Our neighbor and close friend Orna just found out her niece, a soldier on the border, had been killed. And more and more news trickled in. The death toll was mounting.
My eldest daughter Jessie, who lives near Tel Aviv, came, but stayed with Linda, my ex, at the next village across the street. I rushed to see her and hug her. She was supposed to go to that Rave party, but decided not to at the last minute.
My son Jordan was home with his wife and two kids in Mitzpeh Ramon, deep in the Negev desert, far away from the war. I spoke to him. And he’s staying put. My youngest daughter Noa called from Spain where she is helping young Israelis renovate a little hotel on the northern coast. She’s devastated, wants to rush back, but staying put to see how this pans out. My wife’s four kids and two grandsons were all here, fleeing their apartments in Tel Aviv where rockets hit. So glad we had this big house.
I woke before dawn and sped to work at Israel Public Radio in Jerusalem, the roads were empty. Still not totally comprehending the situation, I fall into reporter mode.
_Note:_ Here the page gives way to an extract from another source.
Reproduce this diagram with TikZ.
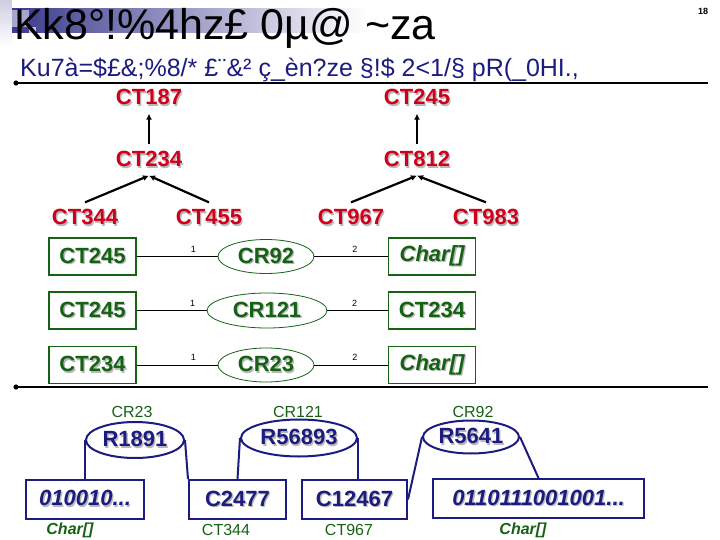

Interviewing people, anchoring news bulletins every hour. The scale of the tragedy rising every moment. Hard to keep up with the pace of events. The death toll reaches 900. The leaders of the country are nowhere to be seen or heard. Where was the Israeli army? There was a collective sense of abandonment and then, it seems, the people took over.
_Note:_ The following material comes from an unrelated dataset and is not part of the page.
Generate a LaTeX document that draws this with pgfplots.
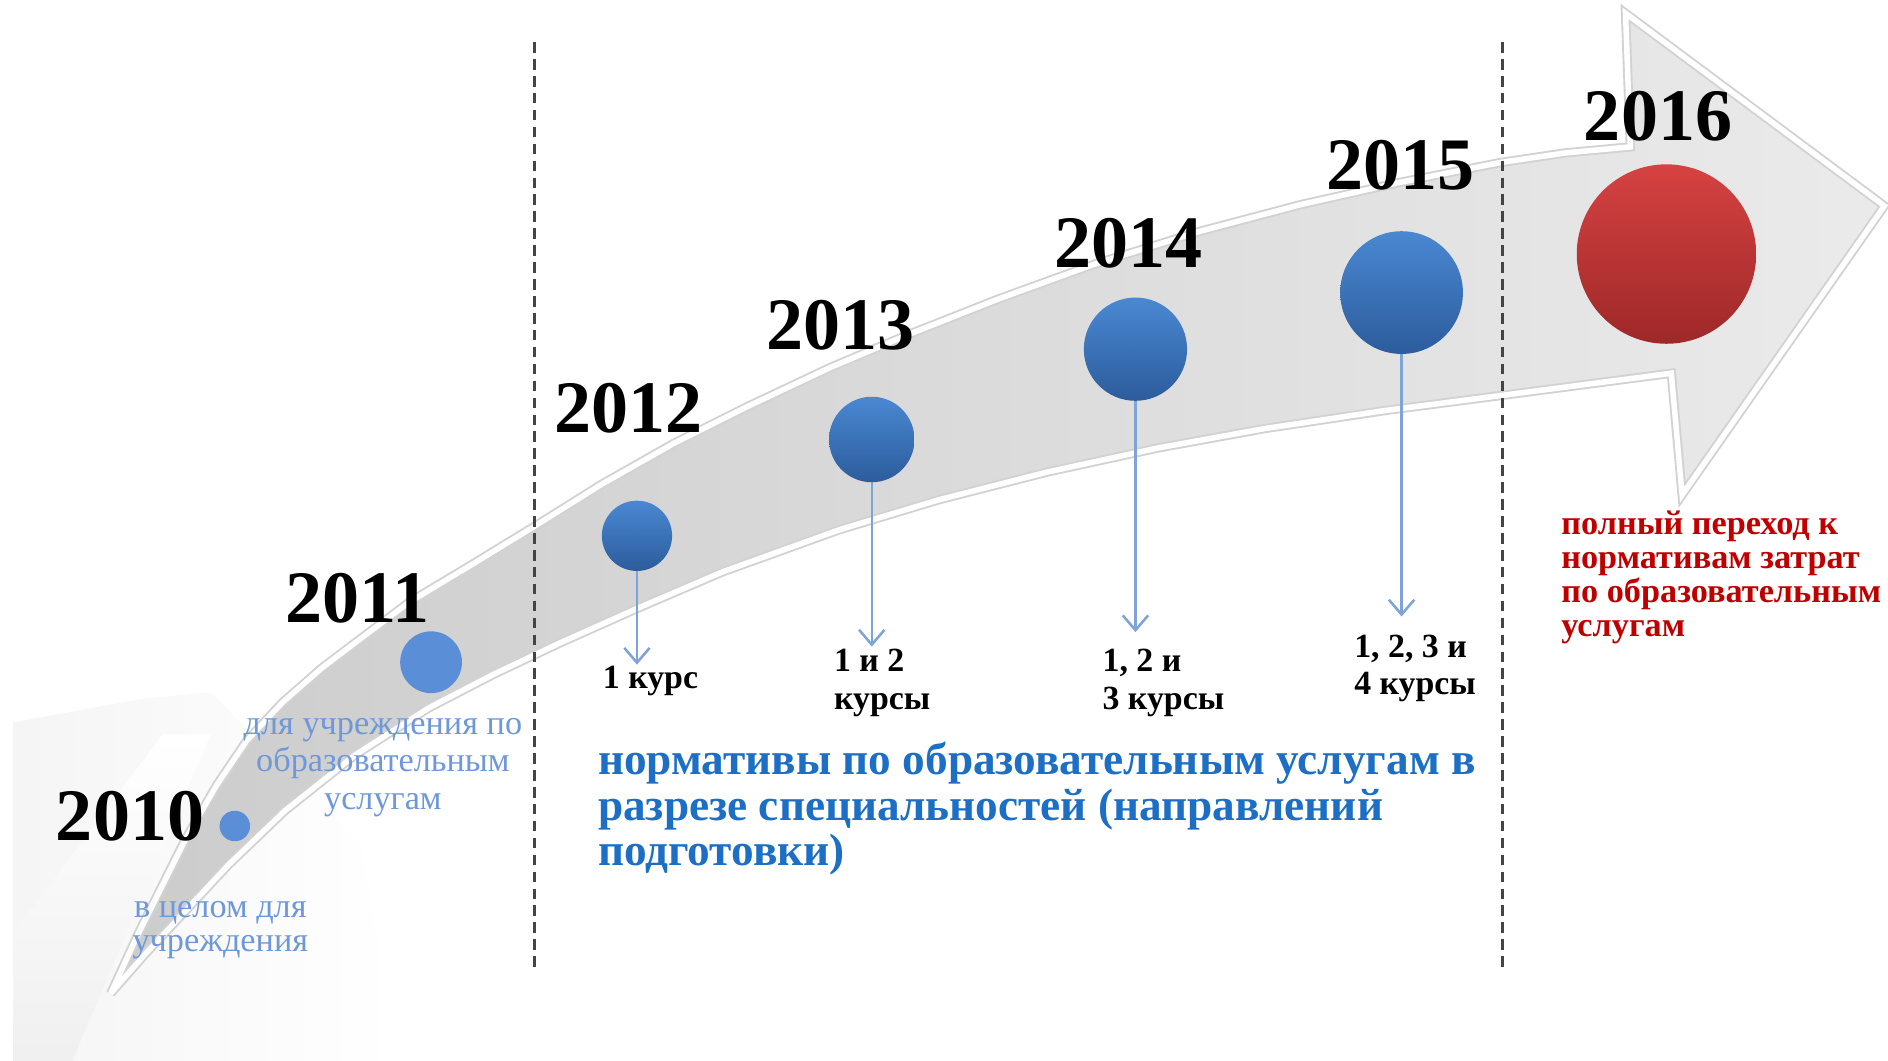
\documentclass[border=0pt]{standalone}
\usepackage{fontspec}
\setmainfont{Liberation Serif}
\usepackage{pgfplots}
\pgfplotsset{compat=1.18}
\usetikzlibrary{arrows.meta}
\definecolor{flatblue}{HTML}{5A8ED6}
\definecolor{btop}{HTML}{4A88D2}
\definecolor{bbot}{HTML}{2C5C9C}
\definecolor{rtop}{HTML}{D64242}
\definecolor{rbot}{HTML}{9E2828}
\definecolor{arrowblue}{HTML}{7EA3D6}
\definecolor{capblue}{HTML}{6E98D9}
\definecolor{mainblue}{HTML}{1C6FC4}
\definecolor{redtext}{HTML}{C00000}
\definecolor{dashline}{HTML}{444444}
\begin{document}
\begin{tikzpicture}
\useasboundingbox (0,0) rectangle (15.68cm,8.81cm);
\begin{axis}[at={(0,0)}, anchor=south west, scale only axis,
  width=15.68cm, height=8.81cm, xmin=0, xmax=1568, ymin=0, ymax=881,
  y dir=reverse, hide axis, clip=false]

% faint background shapes (lower left)
\addplot[draw=none, left color=gray!8, right color=white] coordinates {(11,881) (11,600) (120,580) (175,575) (300,700) (330,881) (11,881)};
\addplot[draw=none, top color=white, bottom color=gray!12] coordinates {(11,845) (11,775) (135,610) (175,610) (60,881) (11,881)};

% big curved arrow band
\addplot[draw=gray!35, line width=2.2pt, left color=gray!40, right color=gray!16] coordinates {
(92,825) (115,775) (135,735) (154,697) (180,652) (205,615) (235,583) (267,555)
(300,530) (340,500) (390,470) (444,437) (500,402) (560,368) (620,338) (690,305)
(754,278) (830,248) (910,219) (997,192) (1080,170) (1160,152) (1246,135) (1300,127)
(1354,122) (1350,11) (1565,171) (1397,411) (1388,310)
(1258,327) (1150,341) (1050,356) (962,372) (870,392) (780,415) (697,440) (600,475)
(530,505) (465,534) (410,560) (356,588) (295,627) (237,673) (190,718) (148,763)
(120,793) (92,825)};
\addplot[draw=white, line width=1.3pt] coordinates {
(92,825) (115,775) (135,735) (154,697) (180,652) (205,615) (235,583) (267,555)
(300,530) (340,500) (390,470) (444,437) (500,402) (560,368) (620,338) (690,305)
(754,278) (830,248) (910,219) (997,192) (1080,170) (1160,152) (1246,135) (1300,127)
(1354,122) (1350,11) (1565,171) (1397,411) (1388,310)
(1258,327) (1150,341) (1050,356) (962,372) (870,392) (780,415) (697,440) (600,475)
(530,505) (465,534) (410,560) (356,588) (295,627) (237,673) (190,718) (148,763)
(120,793) (92,825)};

% dashed separators
\addplot[dashline, line width=0.7pt, dash pattern=on 2.5pt off 1.5pt] coordinates {(444,35) (444,808)};
\addplot[dashline, line width=0.7pt, dash pattern=on 2.5pt off 1.5pt] coordinates {(1248,35) (1248,808)};

% arrows from circles
\addplot[arrowblue, line width=0.6pt, -{Straight Barb[length=3.5pt,width=6pt]}] coordinates {(529,472) (529,552)};
\addplot[arrowblue, line width=0.6pt, -{Straight Barb[length=3.5pt,width=6pt]}] coordinates {(724,398) (724,537)};
\addplot[arrowblue, line width=0.6pt, -{Straight Barb[length=3.5pt,width=6pt]}] coordinates {(943,330) (943,525)};
\addplot[arrowblue, line width=0.6pt, -{Straight Barb[length=3.5pt,width=6pt]}] coordinates {(1164,292) (1164,512)};

% circles
\addplot[only marks, mark=*, mark size=3.4pt, color=flatblue] coordinates {(195,686)};
\addplot[only marks, mark=*, mark size=7.1pt, color=flatblue] coordinates {(358,550)};
\addplot[scatter, only marks, mark=*, mark size=0pt, mark options={draw=none, fill=none}, point meta=y,
  visualization depends on={value \thisrow{r} \as \rr},
  scatter/@pre marker code/.code={\begingroup\pgfkeys{/pgf/fpu=false}\shade[draw=none, top color=btop, bottom color=bbot] (0pt,0pt) circle[radius=\rr pt];\endgroup},
  scatter/@post marker code/.code={}] table {
x y r
529 445 8.3
724 365 10.1
943 290 12.2
1164 243 14.5
};
\addplot[scatter, only marks, mark=*, mark size=0pt, mark options={draw=none, fill=none}, point meta=y,
  visualization depends on={value \thisrow{r} \as \rr},
  scatter/@pre marker code/.code={\begingroup\pgfkeys{/pgf/fpu=false}\shade[draw=none, top color=rtop, bottom color=rbot] (0pt,0pt) circle[radius=\rr pt];\endgroup},
  scatter/@post marker code/.code={}] table {
x y r
1384 211 21.2
};

% year labels
\begin{scope}[every node/.style={anchor=base, font=\fontsize{17.5}{17.5}\selectfont\bfseries}]
\node at (axis cs:108,698) {2010};
\node at (axis cs:297,517) {2011};
\node at (axis cs:522,359) {2012};
\node at (axis cs:698,290) {2013};
\node at (axis cs:937,222) {2014};
\node at (axis cs:1163,157) {2015};
\node at (axis cs:1377,117) {2016};
\end{scope}

% captions (anchor = baseline of the last line)
\node[anchor=base, align=center, text=capblue, font=\fontsize{8.1}{8}\selectfont, inner sep=0pt] at (axis cs:183,790) {в целом для\\учреждения};
\node[anchor=base, align=center, text=capblue, font=\fontsize{8.1}{8.8}\selectfont, inner sep=0pt] at (axis cs:318,672) {для учреждения по\\образовательным\\услугам};

\node[anchor=base west, align=left, font=\fontsize{8}{8.8}\selectfont\bfseries, inner sep=0pt] at (axis cs:500,572) {1 курс};
\node[anchor=base west, align=left, font=\fontsize{8}{8.8}\selectfont\bfseries, inner sep=0pt] at (axis cs:692,589) {1 и 2\\курсы};
\node[anchor=base west, align=left, font=\fontsize{8}{8.8}\selectfont\bfseries, inner sep=0pt] at (axis cs:915,589) {1, 2 и\\3 курсы};
\node[anchor=base west, align=left, font=\fontsize{8}{8.8}\selectfont\bfseries, inner sep=0pt] at (axis cs:1124,577) {1, 2, 3 и\\4 курсы};

\node[anchor=base west, align=left, text=mainblue, font=\fontsize{10.7}{10.8}\selectfont\bfseries, inner sep=0pt] at (axis cs:496,719) {нормативы по образовательным услугам в\\разрезе специальностей (направлений\\подготовки)};

\node[anchor=base west, align=left, text=redtext, font=\fontsize{8.1}{8.1}\selectfont\bfseries, inner sep=0pt] at (axis cs:1296,529) {полный переход к\\нормативам затрат\\по образовательным\\услугам};

\end{axis}
\end{tikzpicture}
\end{document}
This was the worst disaster in the history of the state, the state that was supposed to be a safe haven for the Jewish people. The scale of it was worse than Sept. 11. Not even in our war of independence were so many people killed in one day. Without being melodramatic, not since the Holocaust. It’s only now starting to sink in. This is not just another round of violence. This was an existential threat to the country. We had to fight for our lives.
In less than 48 hours over 300,000 people had been called up. That’s more than in the 1973 Yom Kippur War. 100 percent call-up rate in all units. I have fought my wars, serving 28 years in reserves. I was too old, but all of our sons and many daughters were being called up. I see two of my daughter’s friends walking down the street. “Where are your brothers?” I ask. “Called up, in the south, my partner too.”
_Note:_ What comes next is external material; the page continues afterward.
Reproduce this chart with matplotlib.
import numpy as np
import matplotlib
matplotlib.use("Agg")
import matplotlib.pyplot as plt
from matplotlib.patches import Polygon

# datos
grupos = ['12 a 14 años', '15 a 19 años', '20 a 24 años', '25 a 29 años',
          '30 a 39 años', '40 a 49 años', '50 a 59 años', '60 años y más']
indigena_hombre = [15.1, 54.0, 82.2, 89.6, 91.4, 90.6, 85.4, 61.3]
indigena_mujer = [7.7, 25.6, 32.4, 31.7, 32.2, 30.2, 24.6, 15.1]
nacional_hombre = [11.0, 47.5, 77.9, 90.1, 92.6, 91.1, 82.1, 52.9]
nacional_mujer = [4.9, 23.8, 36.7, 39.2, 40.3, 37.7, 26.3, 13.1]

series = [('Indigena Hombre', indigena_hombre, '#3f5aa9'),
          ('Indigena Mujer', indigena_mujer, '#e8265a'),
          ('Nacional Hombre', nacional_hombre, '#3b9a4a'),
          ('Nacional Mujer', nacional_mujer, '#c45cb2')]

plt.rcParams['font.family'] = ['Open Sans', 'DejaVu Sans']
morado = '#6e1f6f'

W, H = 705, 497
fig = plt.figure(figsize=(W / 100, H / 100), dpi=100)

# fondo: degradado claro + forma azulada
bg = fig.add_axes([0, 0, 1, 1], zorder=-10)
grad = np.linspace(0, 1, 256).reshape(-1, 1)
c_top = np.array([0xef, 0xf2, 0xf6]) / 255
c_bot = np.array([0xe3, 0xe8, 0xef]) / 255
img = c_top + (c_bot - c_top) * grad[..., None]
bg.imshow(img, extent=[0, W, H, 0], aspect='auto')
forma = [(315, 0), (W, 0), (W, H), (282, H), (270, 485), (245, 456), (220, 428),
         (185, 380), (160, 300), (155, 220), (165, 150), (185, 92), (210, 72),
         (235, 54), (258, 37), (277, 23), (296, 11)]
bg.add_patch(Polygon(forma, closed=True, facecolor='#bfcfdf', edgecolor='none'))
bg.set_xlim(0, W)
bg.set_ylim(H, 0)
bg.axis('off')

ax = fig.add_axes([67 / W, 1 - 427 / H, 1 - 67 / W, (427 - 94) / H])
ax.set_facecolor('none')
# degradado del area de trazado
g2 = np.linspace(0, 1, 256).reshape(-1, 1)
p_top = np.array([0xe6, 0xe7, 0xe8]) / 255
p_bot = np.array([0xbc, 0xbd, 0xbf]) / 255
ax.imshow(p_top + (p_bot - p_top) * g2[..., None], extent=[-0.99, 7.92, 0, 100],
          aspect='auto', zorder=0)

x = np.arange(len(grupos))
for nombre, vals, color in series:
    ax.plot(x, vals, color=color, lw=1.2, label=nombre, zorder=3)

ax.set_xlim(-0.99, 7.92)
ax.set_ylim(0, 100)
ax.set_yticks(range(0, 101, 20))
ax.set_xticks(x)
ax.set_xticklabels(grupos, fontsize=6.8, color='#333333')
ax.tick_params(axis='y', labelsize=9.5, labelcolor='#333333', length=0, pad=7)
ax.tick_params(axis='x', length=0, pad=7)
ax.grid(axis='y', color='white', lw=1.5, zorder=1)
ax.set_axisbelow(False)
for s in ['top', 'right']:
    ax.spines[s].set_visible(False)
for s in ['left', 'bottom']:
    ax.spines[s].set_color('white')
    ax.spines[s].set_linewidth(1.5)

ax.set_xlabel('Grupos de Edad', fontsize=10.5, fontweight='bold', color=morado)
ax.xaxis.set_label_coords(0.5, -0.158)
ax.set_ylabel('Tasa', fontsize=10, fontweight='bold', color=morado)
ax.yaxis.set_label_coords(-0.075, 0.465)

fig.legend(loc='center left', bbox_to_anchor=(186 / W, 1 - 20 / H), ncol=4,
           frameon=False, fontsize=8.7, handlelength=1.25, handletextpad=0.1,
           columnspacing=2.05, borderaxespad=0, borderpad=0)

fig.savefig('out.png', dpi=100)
The moshav has come together very tightly. We have opened our homes to many of the thousands of families who fled the rocket zones and the battlegrounds near Gaza. Mattresses are collected and brought down to the troops, who seem to be lacking gear, despite what the army says. Flashlights and clothes, and of course many cakes. Fathers pull out their old webbing and uniforms to give to their sons. The club house and bomb shelters are turned into kindergartens and activity centers. Some people are glued to the radio. Others seeking to ignore it. My son in law, a young doctor, was called up. In my house it looked like a movie. He cuddles his two young sons. I tell him to keep away from the front. He was a former soldier in the combat engineers. They’ll likely assign him to a combat battalion. He hugs his wife Tamar and heads south.
I’ve left out a lot, but this is just the past 2 days. It’s unprecedented. I don’t think the world realizes how existential this is. I don’t think we realize it yet. If we don’t show we are strong, and do what needs to be done, then we won’t be able to survive here. We are strong, but have forgotten how to use our strength. I think we will be forced to change.
I’ll be reporting. We are safe for now. Support us.